Sportsnet Magazine
- Editor in Chief, Publisher: John Intini
- Staff writers: Stephen Brunt Scott Feschuk Ben Nicholson- Smith Arden Zwelling
- Categories: Sports magazine
- Frequency: Biweekly
- First issue: September 29, 2011
- Final issue: December 2016
- Company: Rogers Media
- Country: Canada
- Based in: Toronto, Ontario
- Language: English

= Sportsnet Magazine =

Sportsnet Magazine was a Canadian bi-weekly sports magazine published by Rogers Media in conjunction with its sports television channel Sportsnet.
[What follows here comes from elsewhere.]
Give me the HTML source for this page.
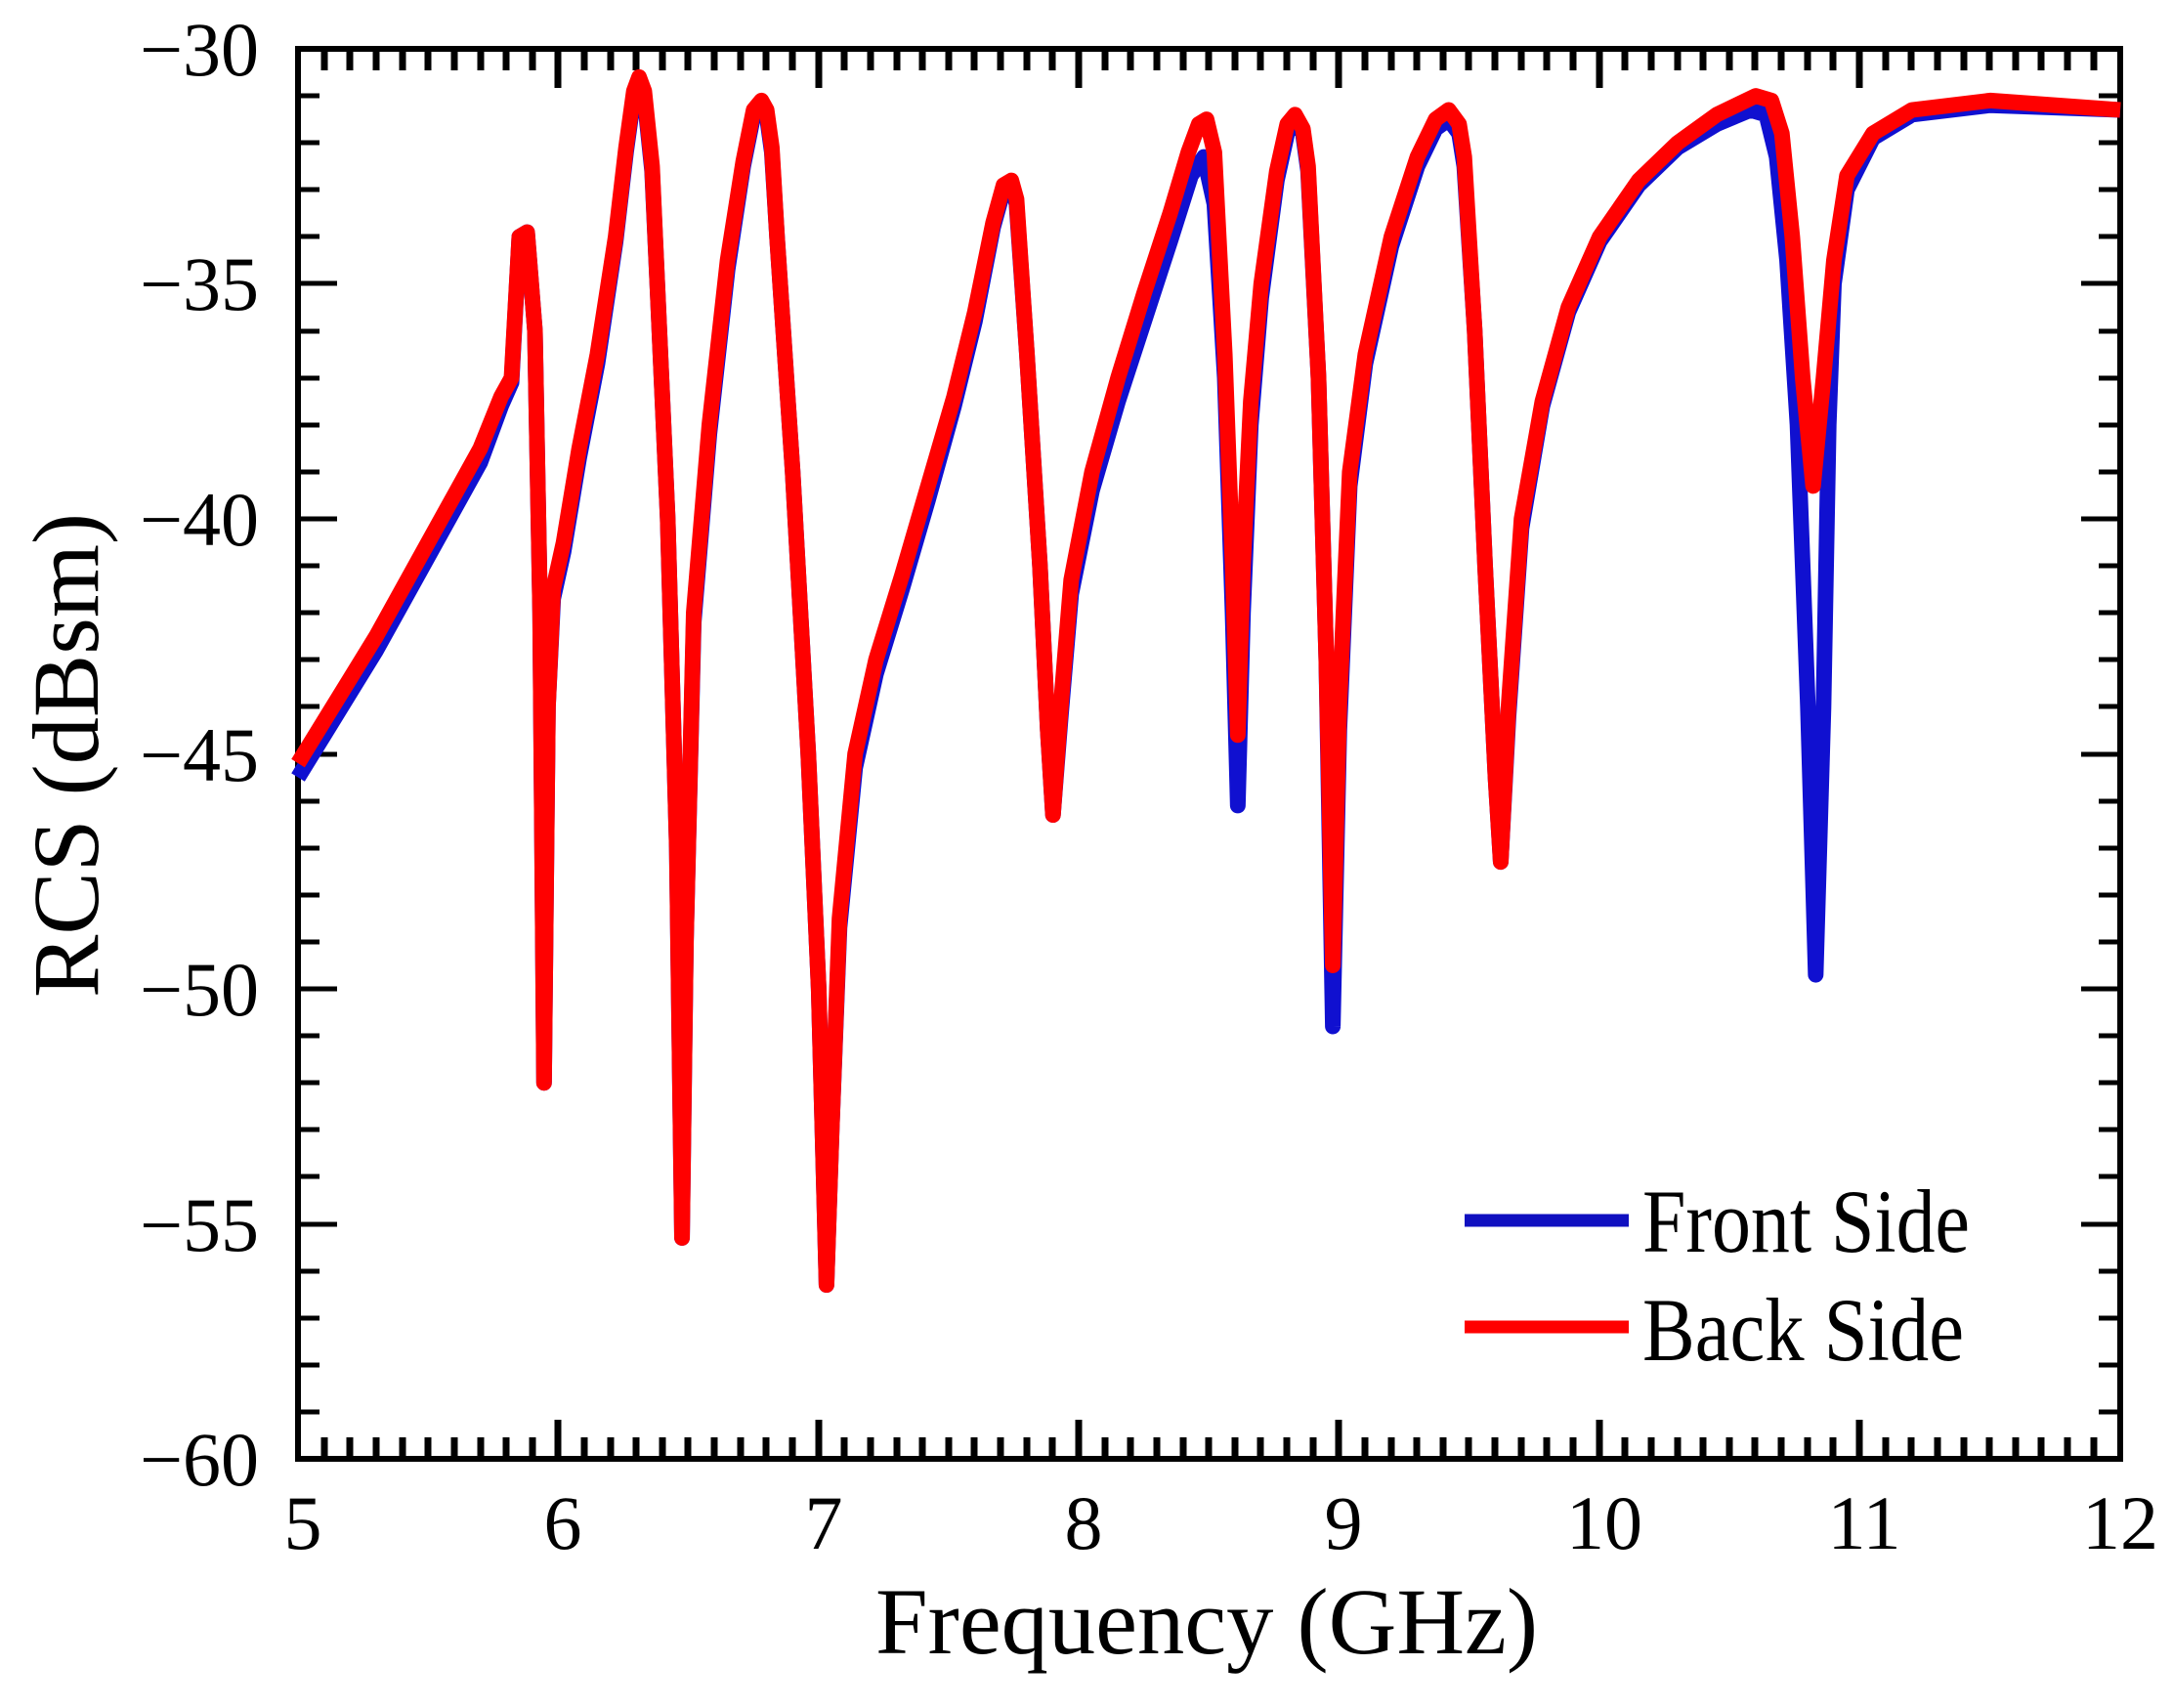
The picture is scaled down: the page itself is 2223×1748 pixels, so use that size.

In January 2016 the magazine was redesigned as an online-only publication.

==History==
On June 9, 2011, Rogers executive Ken Whyte announced plans for a new sports magazine as a brand extension of Rogers' Sportsnet television channel, modeled off a similar magazine produced by ESPN. The first issue was released on September 29, 2011, with Sidney Crosby on the cover; the launch of Sportsnet Magazine came alongside a major re-branding of Rogers' sports broadcasting outlets. The first woman to appear on the cover was the late skier Sarah Burke.

The print edition terminated at the end of 2016. Beginning in January 2017, the magazine is to publish online only.